** START RECORDED INFORMATION **

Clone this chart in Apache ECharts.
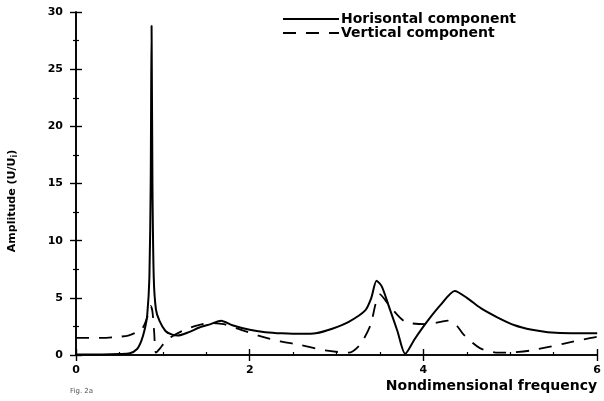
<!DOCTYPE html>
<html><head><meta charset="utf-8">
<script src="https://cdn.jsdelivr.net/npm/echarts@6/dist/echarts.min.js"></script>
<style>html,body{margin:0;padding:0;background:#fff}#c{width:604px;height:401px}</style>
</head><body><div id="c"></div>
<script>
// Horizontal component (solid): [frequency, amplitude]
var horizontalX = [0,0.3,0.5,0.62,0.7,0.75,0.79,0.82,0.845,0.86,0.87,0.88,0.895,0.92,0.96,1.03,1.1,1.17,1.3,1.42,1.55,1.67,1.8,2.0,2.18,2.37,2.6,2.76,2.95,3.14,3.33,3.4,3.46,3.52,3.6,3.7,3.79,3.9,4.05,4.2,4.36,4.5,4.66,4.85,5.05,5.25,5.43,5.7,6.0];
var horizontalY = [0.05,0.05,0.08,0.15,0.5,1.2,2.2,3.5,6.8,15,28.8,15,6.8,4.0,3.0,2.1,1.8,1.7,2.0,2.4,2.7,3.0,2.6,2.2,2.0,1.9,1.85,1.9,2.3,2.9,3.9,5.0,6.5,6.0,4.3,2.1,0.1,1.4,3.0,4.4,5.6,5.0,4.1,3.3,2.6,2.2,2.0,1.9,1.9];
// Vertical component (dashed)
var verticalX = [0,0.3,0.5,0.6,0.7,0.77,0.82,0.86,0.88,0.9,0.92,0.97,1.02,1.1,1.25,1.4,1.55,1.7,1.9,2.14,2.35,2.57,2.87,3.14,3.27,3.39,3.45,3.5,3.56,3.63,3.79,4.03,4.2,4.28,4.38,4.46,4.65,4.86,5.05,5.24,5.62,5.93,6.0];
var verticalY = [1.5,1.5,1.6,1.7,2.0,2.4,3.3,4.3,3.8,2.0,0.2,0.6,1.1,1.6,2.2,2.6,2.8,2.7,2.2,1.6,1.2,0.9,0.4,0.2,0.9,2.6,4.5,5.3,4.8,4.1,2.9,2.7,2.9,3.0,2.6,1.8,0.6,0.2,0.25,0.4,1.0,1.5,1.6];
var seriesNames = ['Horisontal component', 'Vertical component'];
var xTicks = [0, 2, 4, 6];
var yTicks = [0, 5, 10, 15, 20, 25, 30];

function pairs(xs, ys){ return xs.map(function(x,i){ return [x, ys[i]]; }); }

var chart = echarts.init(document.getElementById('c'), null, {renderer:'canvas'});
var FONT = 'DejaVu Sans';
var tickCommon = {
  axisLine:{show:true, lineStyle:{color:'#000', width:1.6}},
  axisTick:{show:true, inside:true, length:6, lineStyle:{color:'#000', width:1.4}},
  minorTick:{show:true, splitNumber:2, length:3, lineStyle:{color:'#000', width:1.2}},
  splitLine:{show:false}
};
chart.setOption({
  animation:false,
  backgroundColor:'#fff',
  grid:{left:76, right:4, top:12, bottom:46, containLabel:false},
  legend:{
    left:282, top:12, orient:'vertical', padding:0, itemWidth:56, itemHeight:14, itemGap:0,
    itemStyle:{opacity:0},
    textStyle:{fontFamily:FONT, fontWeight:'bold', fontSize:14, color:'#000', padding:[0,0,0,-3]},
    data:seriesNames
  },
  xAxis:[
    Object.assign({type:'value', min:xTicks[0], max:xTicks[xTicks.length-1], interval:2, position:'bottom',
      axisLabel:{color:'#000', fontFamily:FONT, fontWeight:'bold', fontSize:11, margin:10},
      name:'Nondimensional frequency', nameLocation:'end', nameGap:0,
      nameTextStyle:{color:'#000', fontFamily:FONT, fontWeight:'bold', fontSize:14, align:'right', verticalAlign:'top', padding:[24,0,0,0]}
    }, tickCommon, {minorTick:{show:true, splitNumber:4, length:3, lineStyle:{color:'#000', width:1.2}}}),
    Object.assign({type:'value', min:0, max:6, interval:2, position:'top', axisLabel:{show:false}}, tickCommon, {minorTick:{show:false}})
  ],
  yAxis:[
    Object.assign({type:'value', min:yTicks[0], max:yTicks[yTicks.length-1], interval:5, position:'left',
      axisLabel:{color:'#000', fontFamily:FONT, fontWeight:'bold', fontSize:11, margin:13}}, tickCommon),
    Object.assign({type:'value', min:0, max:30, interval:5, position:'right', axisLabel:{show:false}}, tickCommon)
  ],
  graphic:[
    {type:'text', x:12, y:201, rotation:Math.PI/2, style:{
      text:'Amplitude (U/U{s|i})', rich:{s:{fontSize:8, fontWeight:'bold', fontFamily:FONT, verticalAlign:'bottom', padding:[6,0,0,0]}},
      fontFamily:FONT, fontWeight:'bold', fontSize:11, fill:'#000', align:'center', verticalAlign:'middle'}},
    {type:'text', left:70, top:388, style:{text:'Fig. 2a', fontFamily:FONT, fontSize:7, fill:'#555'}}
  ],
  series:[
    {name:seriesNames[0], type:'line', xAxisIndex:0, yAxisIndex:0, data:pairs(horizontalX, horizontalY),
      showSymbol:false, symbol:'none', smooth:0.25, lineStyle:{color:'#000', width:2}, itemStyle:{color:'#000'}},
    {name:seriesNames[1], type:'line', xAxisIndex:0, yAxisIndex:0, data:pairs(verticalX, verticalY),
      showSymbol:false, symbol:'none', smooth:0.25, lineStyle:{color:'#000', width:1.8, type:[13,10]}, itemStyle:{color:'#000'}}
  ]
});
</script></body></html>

** END RECORDED INFORMATION **

The listing above needs to be output again exactly. Don't include the pictures.

§ **SOLVED EXERCISE**:
Clone this chart in Apache ECharts.
<!DOCTYPE html>
<html><head><meta charset="utf-8">
<script src="https://cdn.jsdelivr.net/npm/echarts@6/dist/echarts.min.js"></script>
<style>html,body{margin:0;padding:0;background:#fff}#c{width:604px;height:401px}</style>
</head><body><div id="c"></div>
<script>
// Horizontal component (solid): [frequency, amplitude]
var horizontalX = [0,0.3,0.5,0.62,0.7,0.75,0.79,0.82,0.845,0.86,0.87,0.88,0.895,0.92,0.96,1.03,1.1,1.17,1.3,1.42,1.55,1.67,1.8,2.0,2.18,2.37,2.6,2.76,2.95,3.14,3.33,3.4,3.46,3.52,3.6,3.7,3.79,3.9,4.05,4.2,4.36,4.5,4.66,4.85,5.05,5.25,5.43,5.7,6.0];
var horizontalY = [0.05,0.05,0.08,0.15,0.5,1.2,2.2,3.5,6.8,15,28.8,15,6.8,4.0,3.0,2.1,1.8,1.7,2.0,2.4,2.7,3.0,2.6,2.2,2.0,1.9,1.85,1.9,2.3,2.9,3.9,5.0,6.5,6.0,4.3,2.1,0.1,1.4,3.0,4.4,5.6,5.0,4.1,3.3,2.6,2.2,2.0,1.9,1.9];
// Vertical component (dashed)
var verticalX = [0,0.3,0.5,0.6,0.7,0.77,0.82,0.86,0.88,0.9,0.92,0.97,1.02,1.1,1.25,1.4,1.55,1.7,1.9,2.14,2.35,2.57,2.87,3.14,3.27,3.39,3.45,3.5,3.56,3.63,3.79,4.03,4.2,4.28,4.38,4.46,4.65,4.86,5.05,5.24,5.62,5.93,6.0];
var verticalY = [1.5,1.5,1.6,1.7,2.0,2.4,3.3,4.3,3.8,2.0,0.2,0.6,1.1,1.6,2.2,2.6,2.8,2.7,2.2,1.6,1.2,0.9,0.4,0.2,0.9,2.6,4.5,5.3,4.8,4.1,2.9,2.7,2.9,3.0,2.6,1.8,0.6,0.2,0.25,0.4,1.0,1.5,1.6];
var seriesNames = ['Horisontal component', 'Vertical component'];
var xTicks = [0, 2, 4, 6];
var yTicks = [0, 5, 10, 15, 20, 25, 30];

function pairs(xs, ys){ return xs.map(function(x,i){ return [x, ys[i]]; }); }

var chart = echarts.init(document.getElementById('c'), null, {renderer:'canvas'});
var FONT = 'DejaVu Sans';
var tickCommon = {
  axisLine:{show:true, lineStyle:{color:'#000', width:1.6}},
  axisTick:{show:true, inside:true, length:6, lineStyle:{color:'#000', width:1.4}},
  minorTick:{show:true, splitNumber:2, length:3, lineStyle:{color:'#000', width:1.2}},
  splitLine:{show:false}
};
chart.setOption({
  animation:false,
  backgroundColor:'#fff',
  grid:{left:76, right:4, top:12, bottom:46, containLabel:false},
  legend:{
    left:282, top:12, orient:'vertical', padding:0, itemWidth:56, itemHeight:14, itemGap:0,
    itemStyle:{opacity:0},
    textStyle:{fontFamily:FONT, fontWeight:'bold', fontSize:14, color:'#000', padding:[0,0,0,-3]},
    data:seriesNames
  },
  xAxis:[
    Object.assign({type:'value', min:xTicks[0], max:xTicks[xTicks.length-1], interval:2, position:'bottom',
      axisLabel:{color:'#000', fontFamily:FONT, fontWeight:'bold', fontSize:11, margin:10},
      name:'Nondimensional frequency', nameLocation:'end', nameGap:0,
      nameTextStyle:{color:'#000', fontFamily:FONT, fontWeight:'bold', fontSize:14, align:'right', verticalAlign:'top', padding:[24,0,0,0]}
    }, tickCommon, {minorTick:{show:true, splitNumber:4, length:3, lineStyle:{color:'#000', width:1.2}}}),
    Object.assign({type:'value', min:0, max:6, interval:2, position:'top', axisLabel:{show:false}}, tickCommon, {minorTick:{show:false}})
  ],
  yAxis:[
    Object.assign({type:'value', min:yTicks[0], max:yTicks[yTicks.length-1], interval:5, position:'left',
      axisLabel:{color:'#000', fontFamily:FONT, fontWeight:'bold', fontSize:11, margin:13}}, tickCommon),
    Object.assign({type:'value', min:0, max:30, interval:5, position:'right', axisLabel:{show:false}}, tickCommon)
  ],
  graphic:[
    {type:'text', x:12, y:201, rotation:Math.PI/2, style:{
      text:'Amplitude (U/U{s|i})', rich:{s:{fontSize:8, fontWeight:'bold', fontFamily:FONT, verticalAlign:'bottom', padding:[6,0,0,0]}},
      fontFamily:FONT, fontWeight:'bold', fontSize:11, fill:'#000', align:'center', verticalAlign:'middle'}},
    {type:'text', left:70, top:388, style:{text:'Fig. 2a', fontFamily:FONT, fontSize:7, fill:'#555'}}
  ],
  series:[
    {name:seriesNames[0], type:'line', xAxisIndex:0, yAxisIndex:0, data:pairs(horizontalX, horizontalY),
      showSymbol:false, symbol:'none', smooth:0.25, lineStyle:{color:'#000', width:2}, itemStyle:{color:'#000'}},
    {name:seriesNames[1], type:'line', xAxisIndex:0, yAxisIndex:0, data:pairs(verticalX, verticalY),
      showSymbol:false, symbol:'none', smooth:0.25, lineStyle:{color:'#000', width:1.8, type:[13,10]}, itemStyle:{color:'#000'}}
  ]
});
</script></body></html>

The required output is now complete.